Menyentuh Hati (book review)

“ Kalian diutus untuk mempermudah dan bukan untuk mempersulit.” Seakanakan
Rasulullah bersabda kepada setiap Muslim, “Sesungguhnya kamu
mempunyai tugas untuk berdakwah dengan bijaksana dan dengan nasihat yang
baik.” Orang-orang yang seperti orang Badui itu adalah sasaran dakwah kita.
Lalu bagaimana jika sebelumnya kita sudah memarahi dan menyakitinya?
(hlm. 106-107)
Kita sering mendengar keluhan dari teman-teman aktivis dakwah tentang sasaran
dakwah yang tidak “welcome” dan cenderung apriori. Di lain pihak, orang-orang awam
(seperti orang Badui di atas) banyak mengeluhkan para aktivis dakwah (baik dalam
lingkungan kampus maupun tempat tinggal) cenderung bersifat mengelompok, tertutup,
dan cenderung “menghakimi” ketika melihat mereka berbuat “dosa”, tanpa mencoba
mencari tahu sebabnya dan kemudian memberikan nasihat serta solusi yang baik dan
tepat.

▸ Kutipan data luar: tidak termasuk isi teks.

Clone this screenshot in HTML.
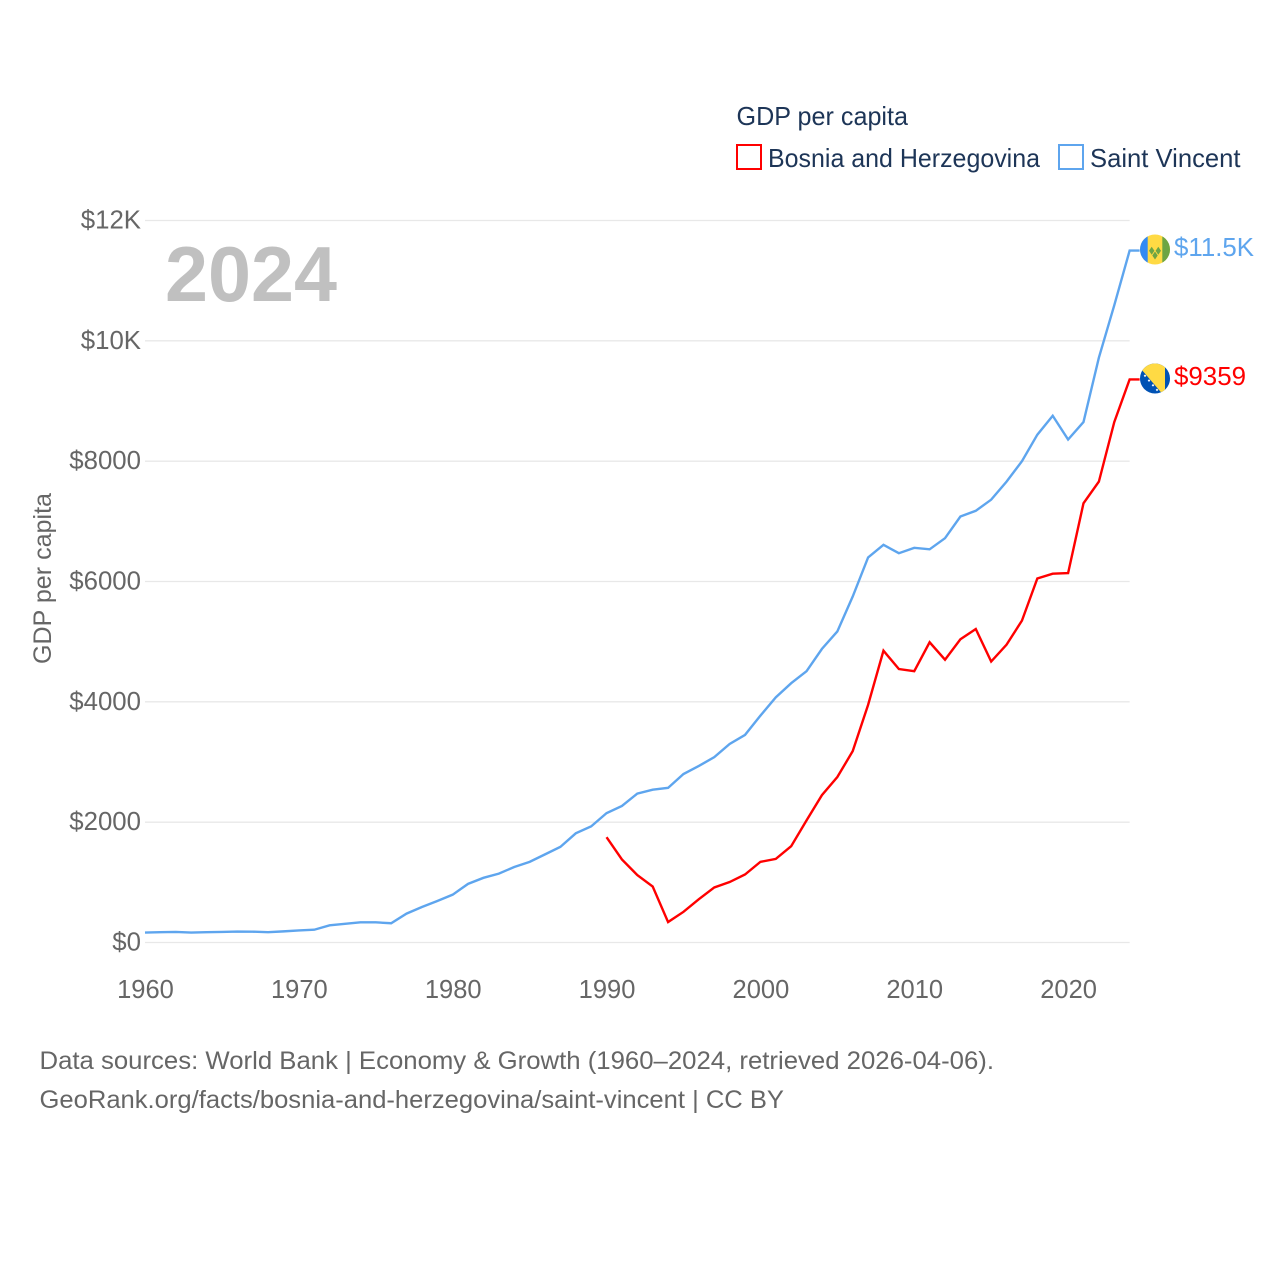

Bagaimana mungkin aktivitas dakwah dapat berjalan ketika subyek dan obyeknya
memiliki pandangan (atau stereotipe?) yang bertolak belakang bahkan mungkin saling
berprasangka buruk?
Fenomena di atas masih menjadi bahasan yang sepertinya tidak akan pernah basi
untuk dibicarakan di antara para aktivis dakwah, baik yang senior maupun yang masih
“baru bergabung”. Dan ternyata, hal ini juga disayangkan oleh teman-teman sasaran
dakwah yang “sebenarnya” merindukan uluran tangan dan seulas senyum tulus dari para
“da’i-da’i muda itu” untuk membimbingnya memperdalam Islam secara baik dan sesuai
dengan tingkat pemahaman mereka. Ada kerinduan yang sama, ada semangat yang sama.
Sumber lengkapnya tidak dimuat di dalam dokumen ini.